This text was created from my paper titled “Aligning Documentation and Q&A Forum through Constrained Decoding with Weak Supervision” accepted in ICSME 2023. The paper is available here.

Stack Overflow (SO for short) is a popular Q&A forum for software developers. It contains a wealth of information on a wide range of programming topics, but it can be difficult to find the relevant information quickly and efficiently. Moreover, SO users often reference external websites like blogs, tutorials, and documentation in their answers. SO plays a supplementaty role to official documentation (DOC for short) by offering practical examples. From our preliminary analysis, we found that 53 out of 200 sampled StackOverflow answers included at least one documentation (DOC) link. The process fo simultaneously searching for relevant documentation and StackOverflow posts is time-consuming and inefficient due to their disconnected nature.

To solve this problem, we proposed DOSA (short for Documentation & StackOverflow Alignment), a novel approach to turn LLMs into a domain-specific retriever capable of determining the specific section within the DOC to which a given SO question belongs.

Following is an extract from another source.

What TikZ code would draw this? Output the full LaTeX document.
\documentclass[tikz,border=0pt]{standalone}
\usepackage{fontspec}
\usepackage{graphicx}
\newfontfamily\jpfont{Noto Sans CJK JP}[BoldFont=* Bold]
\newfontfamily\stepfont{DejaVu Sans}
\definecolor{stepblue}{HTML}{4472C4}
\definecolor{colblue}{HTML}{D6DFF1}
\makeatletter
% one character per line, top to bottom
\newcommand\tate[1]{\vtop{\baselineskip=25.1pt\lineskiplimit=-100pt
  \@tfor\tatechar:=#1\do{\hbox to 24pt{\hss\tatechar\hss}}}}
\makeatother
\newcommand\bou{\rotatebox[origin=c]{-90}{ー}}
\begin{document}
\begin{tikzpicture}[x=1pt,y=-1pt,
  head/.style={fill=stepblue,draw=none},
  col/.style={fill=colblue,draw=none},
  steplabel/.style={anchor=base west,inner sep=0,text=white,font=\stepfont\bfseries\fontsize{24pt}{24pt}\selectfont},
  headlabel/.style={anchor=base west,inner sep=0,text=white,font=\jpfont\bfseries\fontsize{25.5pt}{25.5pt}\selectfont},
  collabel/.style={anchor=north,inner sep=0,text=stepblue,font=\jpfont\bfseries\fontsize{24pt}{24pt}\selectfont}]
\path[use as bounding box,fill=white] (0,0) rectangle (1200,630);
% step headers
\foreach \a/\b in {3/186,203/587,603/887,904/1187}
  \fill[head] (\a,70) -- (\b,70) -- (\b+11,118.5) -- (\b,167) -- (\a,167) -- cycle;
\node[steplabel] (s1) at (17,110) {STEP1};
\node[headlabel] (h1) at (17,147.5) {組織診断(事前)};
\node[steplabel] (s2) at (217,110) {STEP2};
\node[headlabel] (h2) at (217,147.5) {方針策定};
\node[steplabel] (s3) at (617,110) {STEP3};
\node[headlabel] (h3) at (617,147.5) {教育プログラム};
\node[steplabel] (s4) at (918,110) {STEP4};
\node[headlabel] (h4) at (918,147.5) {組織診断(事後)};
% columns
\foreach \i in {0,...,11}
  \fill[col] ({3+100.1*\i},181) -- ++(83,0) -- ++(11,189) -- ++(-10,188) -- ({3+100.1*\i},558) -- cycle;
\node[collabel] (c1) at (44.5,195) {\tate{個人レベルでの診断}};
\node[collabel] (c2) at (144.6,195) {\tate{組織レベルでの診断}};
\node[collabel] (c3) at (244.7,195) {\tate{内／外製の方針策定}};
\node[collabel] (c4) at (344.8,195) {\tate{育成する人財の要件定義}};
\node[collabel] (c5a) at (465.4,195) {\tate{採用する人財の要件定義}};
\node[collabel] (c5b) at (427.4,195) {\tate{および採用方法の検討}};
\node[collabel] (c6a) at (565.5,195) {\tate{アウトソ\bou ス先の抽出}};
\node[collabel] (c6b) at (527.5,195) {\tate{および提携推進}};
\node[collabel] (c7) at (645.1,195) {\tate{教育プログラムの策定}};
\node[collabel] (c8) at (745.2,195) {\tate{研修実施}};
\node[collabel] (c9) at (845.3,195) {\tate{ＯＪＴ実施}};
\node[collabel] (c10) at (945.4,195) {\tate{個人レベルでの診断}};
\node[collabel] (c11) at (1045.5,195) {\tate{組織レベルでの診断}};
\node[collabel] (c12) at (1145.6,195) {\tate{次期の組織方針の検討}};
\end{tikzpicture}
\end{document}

Here is the overview of our approach.

We first extract categories and subcategories from the documentation. Here is a snippet from the Flask documentation,

Section headings categorize text within them, like ‘API’ as the top-level category and sub-headings as sub-categories, such as ‘JSON Support.’ Text within the API category is labeled ‘API,’ and text under the JSON Support sub-category is labeled ‘JSON Support’ as well as ‘API.’ We group three sentences together to create an example and continue this pattern to form a tree-like structure. As a starting point, we chose two popular topics, Python and Flask, to study the feasibility of our method.

We then collect StackOverflow posts related to Python and Flask for our evaluation. We randomly sampled 200 posts from the Stack Overflow dataset, focusing on both the ‘Python’ and ‘Flask’ tags. Two of our authors independently labelled these posts to specific topics within Python or Flask documentation, using categories and subcategories extracted from the documentation as labels.

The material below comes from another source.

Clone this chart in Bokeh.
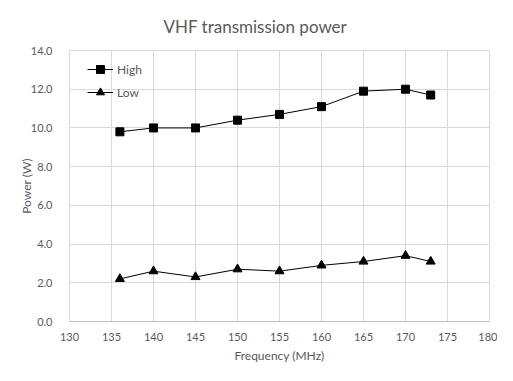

We then fine-tune the LLM on the documentation corpus. We use the fine-tuned LLM to generate labels for StackOverflow posts. There is no existing dataset mapping between StackOverflow questions and documentation. Conventional ML approaches require extensive human-labeled data, which isn’t available. That’s why DOSA uses LLMs to perform this task in a zero-shot manner, leveraging their language comprehension capabilities fine-tuned on Documentation to establish connections to StackOverflow questions without explicit training data.

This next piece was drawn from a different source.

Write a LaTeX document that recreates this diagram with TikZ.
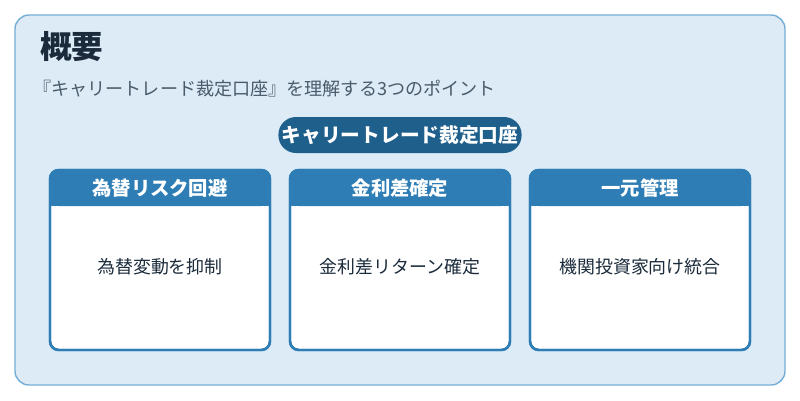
\documentclass[tikz,border=0pt]{standalone}
\usepackage{fontspec}
\setmainfont{Noto Sans CJK JP}
\usetikzlibrary{calc}
\usetikzlibrary{positioning}
\definecolor{bgblue}{HTML}{DCEBF6}
\definecolor{edgeblue}{HTML}{74AED6}
\definecolor{headblue}{HTML}{2E7DB5}
\definecolor{pillblue}{HTML}{1F5F8B}
\definecolor{titleink}{HTML}{1B2B3B}
\definecolor{subink}{HTML}{4A5B6B}
\tikzset{
  cardhead/.style={fill=headblue, rounded corners=5pt},
  cardbody/.style={draw=headblue, line width=1.4pt, rounded corners=5pt, fill=white},
  headtext/.style={text=white, font=\fontsize{11}{13}\selectfont\bfseries},
  bodytext/.style={text=titleink, font=\fontsize{10.2}{12}\selectfont}
}
\begin{document}
\begin{tikzpicture} [x=0.02cm, y=-0.02cm]
\useasboundingbox (0,0) rectangle (800,400);
\draw[fill=bgblue, draw=edgeblue, line width=0.8pt, rounded corners=8pt] (15,15) rectangle (785,385);

\node[anchor=west, text=titleink, font=\fontsize{18}{20}\selectfont\bfseries, inner sep=0pt] (title) at (40,47) {概要};
\node[anchor=west, text=subink, font=\fontsize{10.3}{12}\selectfont, inner sep=0pt] (subtitle) at (33,89) {『キャリートレード裁定口座』を理解する3つのポイント};

\node[fill=pillblue, rounded corners=10pt, minimum width=240*0.02cm, minimum height=36*0.02cm, inner xsep=2pt, text=white, font=\fontsize{11.2}{13}\selectfont\bfseries] (pill) at (400,135) {キャリートレード裁定口座};

\foreach \x/\head/\body [count=\i] in {50/為替リスク回避/為替変動を抑制, 290/金利差確定/金利差リターン確定, 530/一元管理/機関投資家向け統合} {
  \draw[cardbody] (\x,170) rectangle ++(220,180);
  \fill[cardhead] (\x,170) rectangle ++(220,36);
  \fill[headblue] (\x,195) rectangle ++(220,11);
  \draw[headblue, line width=1.4pt, rounded corners=5pt] (\x,170) rectangle ++(220,180);
  \node[headtext] (head\i) at (\x+110,188) {\head};
  \node[bodytext] (body\i) at (\x+110,267) {\body};
}
\end{tikzpicture}
\end{document}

The first part of our DOSA approach involves weak supervision. We fine-tune the model using data scraped from documentation. Later, we test it on a manually labeled dataset of StackOverflow questions. While our training and evaluation data differ, they share similarities. This demonstrates the essence of weak supervision, where the model learns from text extracted from documentation and applies this knowledge to label Stack Overflow questions using categories and subcategories from the documentation

When given an input of our stack overflow question on posting json in flask the expected category and sub-category from the documentation are predicted. LLMs select one token from its entire vocabulary at each decoding step to generate the final output. weak supervision alone is not enough to align stackoverflow questions to documentation categories and sub-categories due to hallucinations from LLMs. so, constrained decoding is introduced to limit the LLM’s vocabulary. Constrained decoding incorporates domain terminology, ensuring that generated tokens align with the labels extracted from the documentation. constrained decoding only affects the generation process and doesn’t impact the fine-tuning process in any way.

We evaluated DOSA on two documentation sites, Python and Flask. We compared DOSA to baselines such as Pyserini, a popular information retrieval technique, and LLMs (GPT-2 and LLaMA) including the performance of each component of DOSA (i.e., weak supervision and constrained decoding). We used the Precision and recall scores to evaluate the performance of each approach.

Our approach offers a practical solution to the persisting problem of aligning SO to DOC, providing a crucial bridging mechanism between advanced LLMs and the realm of precise information retrieval. We established a foundation for aligning various documentation resources within the same domain. Future work can capitalize on these findings to not only amplify the generalizability, performance, and utility of the proposed approach but also to extend its application to broader domains beyond programming. Exploring innovative methods for categorizing diverse types of technical documents is also a promising avenue for future exploration.